A run can spawn one or multiple jobs, depending on the configuration. A task that specifies multiple nodes spawns a job for every node (a multi-node task). A service that specifies multiple replicas spawns a job for every replica. A job submission is always assigned to one particular instance. If a job fails and the configuration allows retrying, the server creates a new job submission for the job.

Run's Lifecycle

  • STEP 1: The user submits the run. services.runs.submit_run creates jobs with status SUBMITTED. The run starts in SUBMITTED.
  • STEP 2: RunPipeline continuously processes unfinished runs.
    • For active runs, it derives the run status from the latest job states in priority order:
      1. If any non-retryable failure is present, the run becomes TERMINATING with the relevant RunTerminationReason.
      2. If stop_criteria == MASTER_DONE and the master job is done, the run becomes TERMINATING with ALL_JOBS_DONE.
      3. Otherwise, if any job is RUNNING, the run becomes RUNNING.
      4. Otherwise, if any job is PROVISIONING or PULLING, the run becomes PROVISIONING.
      5. Otherwise, if jobs are still waiting for placement or provisioning, the run stays SUBMITTED.
      6. Otherwise, if all contributing jobs are DONE, the run becomes TERMINATING with ALL_JOBS_DONE.
      7. Otherwise, if no active replicas remain and the run should be retried, the run becomes PENDING.
    • Retryable replica failures are handled before the final transition is applied:
      • If a replica fails with a retryable reason while other replicas are still active, RunPipeline creates a new SUBMITTED submission for that replica and terminates the old jobs in that replica.
      • If all remaining work is retryable, the run ends up in PENDING.
  • STEP 3: If the run is PENDING, RunPipeline processes it in the pending phase.
    • For retrying runs, it waits for an exponential backoff before resubmitting.
    • For scheduled runs, it waits until next_triggered_at.
    • For scaled-to-zero services, it can keep the run in PENDING until autoscaling wants replicas again.
    • Once the run is ready to continue, RunPipeline creates new SUBMITTED jobs and moves the run back to SUBMITTED.
  • STEP 4: If the run is TERMINATING, RunPipeline marks active jobs as TERMINATING and assigns the corresponding JobTerminationReason.
  • STEP 5: Once all jobs are finished, the terminating phase of RunPipeline either:
    • assigns the final run status (TERMINATED, DONE, or FAILED), or
    • for scheduled runs that were not stopped or aborted by the user, returns the run to PENDING and computes a new next_triggered_at.

Services

Services' run lifecycle has some modifications:

  • During STEP 1, the service itself is registered on the gateway or the in-server proxy.
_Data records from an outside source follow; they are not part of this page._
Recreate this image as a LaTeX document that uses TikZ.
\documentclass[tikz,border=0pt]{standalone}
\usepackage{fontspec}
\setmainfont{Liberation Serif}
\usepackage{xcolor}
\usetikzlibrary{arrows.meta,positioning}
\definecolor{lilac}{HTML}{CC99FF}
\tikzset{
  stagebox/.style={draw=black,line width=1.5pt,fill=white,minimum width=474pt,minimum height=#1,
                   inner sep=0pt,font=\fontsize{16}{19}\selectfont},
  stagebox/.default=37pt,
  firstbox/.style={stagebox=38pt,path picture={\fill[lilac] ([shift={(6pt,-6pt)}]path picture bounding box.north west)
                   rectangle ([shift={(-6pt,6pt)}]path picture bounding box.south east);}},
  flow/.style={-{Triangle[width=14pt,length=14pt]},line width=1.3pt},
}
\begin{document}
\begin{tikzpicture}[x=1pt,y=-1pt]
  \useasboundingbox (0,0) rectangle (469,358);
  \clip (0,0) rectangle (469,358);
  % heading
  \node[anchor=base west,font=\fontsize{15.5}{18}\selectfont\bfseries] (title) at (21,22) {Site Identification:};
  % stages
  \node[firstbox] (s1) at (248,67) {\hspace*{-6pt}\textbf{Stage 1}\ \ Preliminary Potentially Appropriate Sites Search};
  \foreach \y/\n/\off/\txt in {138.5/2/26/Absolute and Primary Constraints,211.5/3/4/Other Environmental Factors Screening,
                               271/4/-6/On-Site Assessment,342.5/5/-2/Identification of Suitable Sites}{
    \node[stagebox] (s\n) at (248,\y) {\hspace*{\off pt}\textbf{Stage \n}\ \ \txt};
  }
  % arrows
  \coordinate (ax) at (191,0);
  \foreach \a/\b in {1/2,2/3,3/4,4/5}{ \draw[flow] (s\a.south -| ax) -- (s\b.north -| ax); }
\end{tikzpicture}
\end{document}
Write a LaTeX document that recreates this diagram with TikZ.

If the gateway is not accessible or the domain name is taken, submission fails.
  • During STEP 2, active run processing also computes desired replica counts from gateway stats and handles scale-up, scale-down, rolling deployment, and cleanup of removed replica groups.
  • During STEP 2, jobs already marked SCALED_DOWN do not contribute to the run status.
  • During STEP 3, a service can stay in PENDING when autoscaling currently wants zero replicas.
  • During STEP 5, the terminating phase of RunPipeline unregisters the service from the gateway.

When can the job be retried?

dstack retries the run only if:

  • The configuration enables retry.
  • The job termination reason is covered by retry.on_events.
  • The retry.duration is not exceeded.

Job's Lifecycle

  • STEP 1: A newly submitted job has status SUBMITTED. It is not assigned to any instance yet.
  • STEP 2: JobSubmittedPipeline tries to assign an existing instance or provision new capacity.
    • On success, the job becomes PROVISIONING.
    • On failure, the job becomes TERMINATING. JobTerminatingPipeline later assigns the final failed status.
  • STEP 3: JobRunningPipeline processes PROVISIONING, PULLING, and RUNNING jobs.
    • While dstack-shim / dstack-runner is not responding, the job stays PROVISIONING.
    • Once dstack-shim (for VM-featured backends) becomes available, the pipeline submits the image and the job becomes PULLING.
    • Once dstack-runner inside the container becomes available, the pipeline uploads the code and job spec, and the job becomes RUNNING.
    • While the job is RUNNING, the pipeline keeps collecting logs and runner status.
    • If startup, runner communication, or replica registration fails, the job becomes TERMINATING.
  • STEP 4: Once the job is actually ready, JobRunningPipeline initializes probes.
  • STEP 5: JobTerminatingPipeline processes TERMINATING jobs.
    • If the job has remove_at in the future, it waits. This gives the job time for a graceful stop.
    • Once remove_at is in the past, it stops the container, detaches volumes, unregisters service replicas if needed, and releases the instance assignment.
    • If some volumes are not detached yet, the job stays TERMINATING and is retried.
    • When cleanup is complete, the job becomes TERMINATED, DONE, FAILED, or ABORTED based on JobTerminationReason.

Services' Jobs

Services' jobs lifecycle has some modifications:

  • During STEP 3, once the primary job of a replica is RUNNING and ready to receive traffic, JobRunningPipeline registers that replica on the gateway. If the gateway is not accessible, the job fails with a gateway-related termination reason.
  • During STEP 5, JobTerminatingPipeline unregisters the replica from receiving requests before the job is fully cleaned up.